9. We believe the breath of God, through luminiferous aether, once hovered over the lifeless void, animating the dark waters and catalyzing life where there was none. This concept aligns with many creation narratives where a divine breath is instrumental in bringing the world into existence. This divine breath in our religious and philosophical contexts, is pneuma and understood as the life-giving force that animates and sustains living beings and is linked to the Holy Spirit, the third person of the Trinity. In the Hebrew Bible, it is related to the breath of life (nĕshamah) that God breathes into Adam, bringing him to life.
10. Marcus Terentius Varro (116–27 BCE), Günther Enderlein, Gaston Naessens, Wilhelm Reich, Raymond Royal Rife, and Antoine Béchamp all wrote about theories about microscopic life forms in the body, which have been given various names:
• minute creatures: Marcus Varro wrote about which “cannot be seen by the eyes, but which float in the air and enter the body through the mouth and nose and cause serious diseases”.
• “molecular granulations” in biological fluids were actually the elementary units of life. Bechamp named them microzymas—that is, “tiny enzymes”—and credited them with producing both enzymes which ferment and cells while “evolving” amid favorable conditions into multicellular organisms. Béchamp discovered they exist everywhere, stones, fossils, and organic matter; are indestructible and omnipotent in nature; also denied that bacteria could invade a healthy animal and cause disease, claiming instead that unfavorable host and environmental conditions first destabilize the host’s native microzymas and decompose host tissue and thereby produce pathogenic bacteria and also make one prone to infection.
• Protits: Tiny colloids of proteins, sized between 1 and 10 nm, considered the smallest particles in Enderlein’s theory of life origin which appears and disappears “like lightning.” Enderlein also claimed like Bechamp tthat unfavorable host and environmental conditions first destabilize the host’s native microzymas and decompose host tissue and thereby produce pathogenic bacteria and also make one prone to infection.
• “nanobacteria”: Raymond Royal Rife reported observing tiny, motile entities he named “BX” or “cancer virus” after culturing cancer tissues using specific methods. Rife wrote about ultramicroscopic organisms, he claimed to have observed and studied extremely small microorganisms that were invisible under conventional microscopes of his time.

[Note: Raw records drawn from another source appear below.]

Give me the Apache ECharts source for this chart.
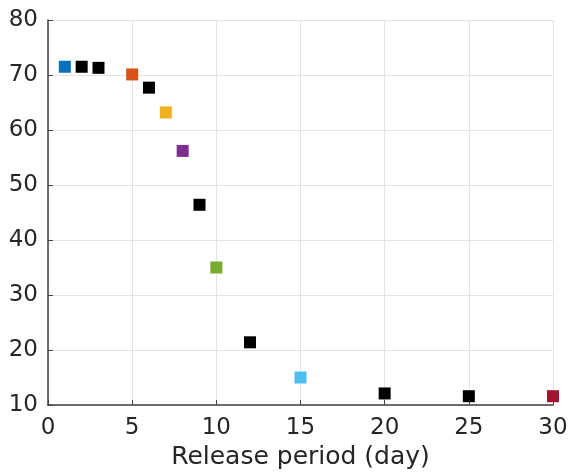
<!DOCTYPE html>
<html>
<head>
<meta charset="utf-8">
<script src="https://cdn.jsdelivr.net/npm/echarts@6/dist/echarts.min.js"></script>
<style>
  html, body { margin: 0; padding: 0; background: #fff; }
  #main { width: 568px; height: 473px; }
</style>
</head>
<body>
<div id="main"></div>
<script>
// release period (day) and value for each square
var days = [1, 2, 3, 5, 6, 7, 8, 9, 10, 12, 15, 20, 25, 30];
var values = [71.5, 71.5, 71.3, 70.1, 67.7, 63.2, 56.2, 46.4, 35.0, 21.4, 15.0, 12.1, 11.6, 11.6];
var colors = ['#0072BD', '#000000', '#000000', '#D95319', '#000000', '#EDB120', '#7E2F8E',
              '#000000', '#77AC30', '#000000', '#4DBEEE', '#000000', '#000000', '#A2142F'];
var xTitle = 'Release period (day)';

var chart = echarts.init(document.getElementById('main'));

var points = [];
for (var i = 0; i < days.length; i++) {
    points.push({ value: [days[i], values[i]], itemStyle: { color: colors[i], opacity: 1 } });
}

var font = 'DejaVu Sans';
var textColor = '#262626';

var option = {
    animation: false,
    grid: { left: 48, right: 15, top: 20, bottom: 68, outerBoundsMode: 'none', containLabel: false },
    xAxis: {
        type: 'value',
        min: 0, max: 30, interval: 5,
        name: xTitle,
        nameLocation: 'middle',
        nameGap: 40,
        nameTextStyle: { fontFamily: font, fontSize: 25, color: textColor },
        axisLine: { show: true, onZero: false, lineStyle: { color: '#404040', width: 1.5 } },
        axisTick: { show: true, inside: true, length: 5, lineStyle: { color: '#404040' } },
        axisLabel: { fontFamily: font, fontSize: 23, color: textColor, margin: 12 },
        splitLine: { show: true, lineStyle: { color: '#e3e3e3', width: 1 } }
    },
    yAxis: {
        type: 'value',
        min: 10, max: 80, interval: 10,
        axisLine: { show: true, onZero: false, lineStyle: { color: '#404040', width: 1.5 } },
        axisTick: { show: true, inside: true, length: 5, lineStyle: { color: '#404040' } },
        axisLabel: { fontFamily: font, fontSize: 23, color: textColor, margin: 10 },
        splitLine: { show: true, lineStyle: { color: '#e3e3e3', width: 1 } }
    },
    series: [{
        type: 'scatter',
        symbol: 'rect',
        symbolSize: 12,
        itemStyle: { opacity: 1 },
        data: points
    }]
};

option && chart.setOption(option);
</script>
</body>
</html>
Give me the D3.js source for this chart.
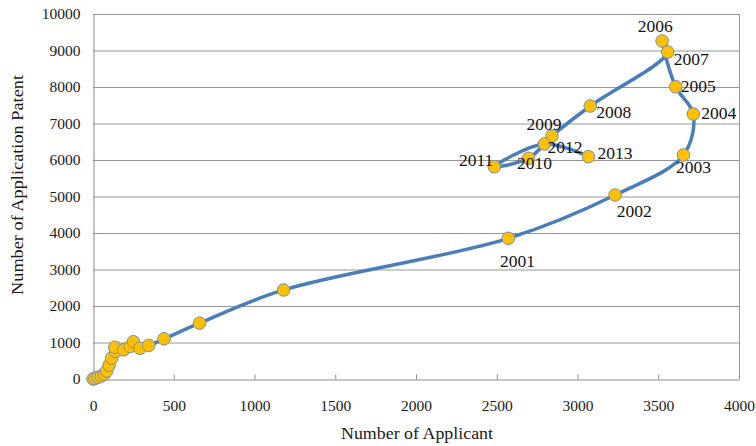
<!DOCTYPE html>
<html>
<head>
<meta charset="utf-8">
<script src="https://cdn.jsdelivr.net/npm/d3@7"></script>
<style>
  html, body { margin: 0; padding: 0; background: #fff; }
  svg { display: block; }
</style>
</head>
<body>
<div id="chart"></div>
<script>
// Applicants vs application patents by year (early years unlabeled)
const years = [1983, 1984, 1985, 1986, 1987, 1988, 1989, 1990, 1991, 1992, 1993, 1994, 1995, 1996, 1997, 1998, 1999, 2000,
               2001, 2002, 2003, 2004, 2005, 2006, 2007, 2008, 2009, 2010, 2011, 2012, 2013];
const applicants = [0, 12, 30, 50, 70, 85, 100, 115, 140, 135, 190, 230, 250, 290, 345, 440, 660, 1180,
                    2572, 3233, 3656, 3717, 3608, 3524, 3559, 3079, 2842, 2697, 2485, 2796, 3068];
const patents = [0, 15, 45, 80, 130, 220, 380, 570, 760, 870, 800, 890, 1020, 840, 920, 1100, 1530, 2440,
                 3854, 5041, 6137, 7260, 8008, 9260, 8959, 7479, 6658, 6046, 5816, 6438, 6092];
const labeledFrom = 2001;

const xTicks = [0, 500, 1000, 1500, 2000, 2500, 3000, 3500, 4000];
const yTicks = [0, 1000, 2000, 3000, 4000, 5000, 6000, 7000, 8000, 9000, 10000];

const xTitle = 'Number of Applicant';
const yTitle = 'Number of Application Patent';

// label placement around each marker: [dx, dy, anchor]
const labelPlace = {
  2001: [9, 29, 'middle'], 2002: [19, 22, 'middle'], 2003: [10, 18, 'middle'],
  2004: [8, 5, 'start'],   2005: [5, 5, 'start'],    2006: [-7, -9, 'middle'],
  2007: [6, 13, 'start'],  2008: [6, 12, 'start'],   2009: [-8, -6, 'middle'],
  2010: [6, 11, 'middle'], 2011: [-1, -1, 'end'],    2012: [3, 9, 'start'],
  2013: [9, 2, 'start']
};

const W = 756, H = 446;
const plot = { left: 93, right: 739, top: 14, bottom: 379 };
const FONT = "'Liberation Serif', 'Times New Roman', serif";

const svg = d3.select('#chart').append('svg').attr('width', W).attr('height', H);

const x = d3.scaleLinear().domain([0, 4000]).range([plot.left, plot.right]);
const y = d3.scaleLinear().domain([0, 10000]).range([plot.bottom, plot.top]);

// gridlines
svg.append('g')
  .selectAll('line')
  .data(yTicks.filter(d => d > 0))
  .join('line')
  .attr('x1', plot.left).attr('x2', plot.right)
  .attr('y1', d => y(d) + 0.5).attr('y2', d => y(d) + 0.5)
  .attr('stroke', '#969696').attr('stroke-width', 1);

// right border
svg.append('line')
  .attr('x1', plot.right + 0.5).attr('x2', plot.right + 0.5)
  .attr('y1', plot.top).attr('y2', plot.bottom)
  .attr('stroke', '#969696');

// x axis (inside ticks)
const xAxis = svg.append('g')
  .attr('transform', `translate(0,${plot.bottom + 0.5})`)
  .call(d3.axisBottom(x).tickValues(xTicks).tickSize(-5).tickSizeOuter(0).tickPadding(20).tickFormat(d3.format('d')));
xAxis.select('.domain').attr('stroke', '#8a8a8a');
xAxis.selectAll('.tick line').attr('stroke', '#8a8a8a');
xAxis.selectAll('.tick text')
  .attr('font-family', FONT).attr('font-size', 15.5).attr('fill', '#1a1a1a')
  .attr('dy', '0.71em');

// y axis
const yAxis = svg.append('g')
  .attr('transform', `translate(${plot.left + 0.5},0)`)
  .call(d3.axisLeft(y).tickValues(yTicks).tickSize(0).tickPadding(13).tickFormat(d3.format('d')));
yAxis.select('.domain').attr('stroke', '#8a8a8a');
yAxis.selectAll('.tick text')
  .attr('font-family', FONT).attr('font-size', 15.5).attr('fill', '#1a1a1a');

// axis titles
svg.append('text')
  .attr('x', (plot.left + plot.right) / 2 + 1).attr('y', 439)
  .attr('text-anchor', 'middle')
  .attr('font-family', FONT).attr('font-size', 16.5).attr('fill', '#1a1a1a')
  .attr('textLength', 152).attr('lengthAdjust', 'spacingAndGlyphs')
  .text(xTitle);

svg.append('text')
  .attr('transform', `translate(23,185) rotate(-90)`)
  .attr('text-anchor', 'middle')
  .attr('font-family', FONT).attr('font-size', 16.5).attr('fill', '#1a1a1a')
  .attr('textLength', 220).attr('lengthAdjust', 'spacingAndGlyphs')
  .text(yTitle);

// series
const pts = years.map((yr, i) => ({ year: yr, a: applicants[i], p: patents[i] }));

const line = d3.line()
  .x(d => x(d.a)).y(d => y(d.p))
  .curve(d3.curveCatmullRom.alpha(0.5));

svg.append('path')
  .datum(pts)
  .attr('d', line)
  .attr('fill', 'none')
  .attr('stroke', '#4A7EBB')
  .attr('stroke-width', 3.5)
  .attr('stroke-linejoin', 'round');

svg.append('g')
  .selectAll('circle')
  .data(pts)
  .join('circle')
  .attr('cx', d => x(d.a)).attr('cy', d => y(d.p))
  .attr('r', 6.3)
  .attr('fill', '#FFC000')
  .attr('stroke', '#7d8fa8')
  .attr('stroke-width', 1);

// year labels
svg.append('g')
  .selectAll('text')
  .data(pts.filter(d => d.year >= labeledFrom))
  .join('text')
  .attr('x', d => x(d.a) + labelPlace[d.year][0])
  .attr('y', d => y(d.p) + labelPlace[d.year][1])
  .attr('text-anchor', d => labelPlace[d.year][2])
  .attr('font-family', FONT).attr('font-size', 17.5).attr('fill', '#111')
  .text(d => d.year);
</script>
</body>
</html>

• Wilhelm Reich described bions as minute vesicles that exhibited properties such as pulsation, locomotion, and internal vibration. He observed these bions using high-powered microscopes with over 3000x magnification. Reich’s research on bions led him to explore their potential role in the origin of life and their relationship to cancer cells.
11. We claim and believe that Life is in the Blood. That the endobiont of Bechamp, Enderlein, and Reich resides in the blood as vital to the host, and unfavorable host and environmental conditions first destabilize the host’s native microzymas (life giving enzymes) and decompose host tissue and thereby produce pathogenic bacteria and also make one prone to infection.
These tenets reflect our Christian Monastic Medical Science’s unique interpretation of Christianity, emphasizing spiritual healing and the belief in the illusory nature of the material world and one God who eternally exists as three distinct persons: the Father, the Son, and the Holy Spirit. This mystery of God’s triune nature is central to Christian theology and worship.
We affirm the principles and therapeutic practices of Christian Science are cogent and in harmony with traditional native american indigenous religious expression, beliefs and practices of healing ritual and suitable for all NAIC Members.